The following sketch, Drama i vitt eller Himlen kan inte vänta (Drama in White or The Heaven can't wait) is set in a hospital, starring Lena Nyman as nurse Greata, Hasse Alfredsson as doctor Pubel and Tage Danielsson as the patient, named Ivar Faust. The two hospital workers try to convince Faust to sign a contract in order to "solve the population problem". He will get to live La Dolce Vita in a month before he dies on his own free will. Ivar however, prefers brown beans and the everyday life. In the end Doctor Pubel gives Ivar a cigarette so that he at least will have a shorter life.

På Söderns höjder (At the Söders heights) is a variety show within a variety show and a parody on the old Swedish pilsnermovies. This variety included, among other things, a tribute song to the pannier, Kissinger and Sadat having a contest; the one who can eat the most hideous frog will get the other one's secret documents, I Sportaffären (In the Sportsshop) which most of the time was improvised, were Lena Nyman was trying to buy a marble bag for her son but the shop assistant Gösta Ekman came with the most ridiculous accessories like a marble belt and a special marble glove.
Instead of doing one of his Lindeman sketches, Hasse Alfredson instead had a number where he told a new limerick every night.

The second act begins with Mordet på Örebroexpressen - Efter en dum idé av Lars Peterson (Murder on the Örebroexpress) - After a stupid idea by Lars Peterson). A parody on Agatha Christies Murder on the Orient Express.

Stoppa Prissarna (A word play: Stop the dudes, but it just a letter different from Stop the press).
The editor Cyrup (Hasse), the young journalist (Lena) and the Headliner Djuret (The Animal, played by Tommy) write exaggerated headlines and stories in order to sell single copies.

Istället för Bellman (Instead of Bellman).
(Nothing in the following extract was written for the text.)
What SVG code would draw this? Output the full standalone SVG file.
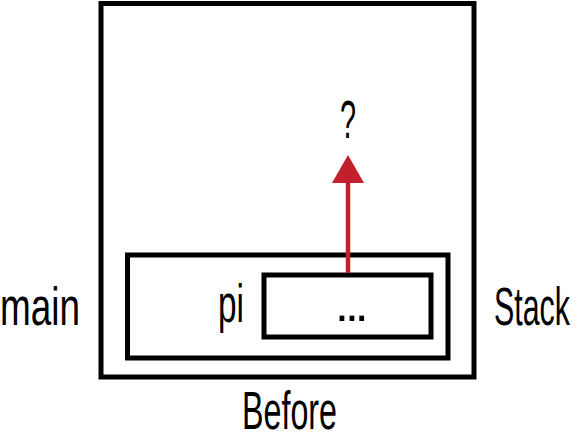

Gösta Ekman holds a monologue where he tells many Bellman-jokes, but switches Bellman for more modern writers, such as Bo Setterlind, Sven Stolpe and Bengt Jansson.

The last number was called Hot Dog and filled with music and some small sketches. In it, Tommy Körberg sang one of the songs that since then has become one of his trademarks. Vid Molins Fontän (At Molin Fountain), based on Les Bourgeois by Jacques Brel and Jean Corti.

==Reception and legacy==

Svea Hund på Göta Lejon became a great success and it was later filmed for TV and has since then been released on DVD.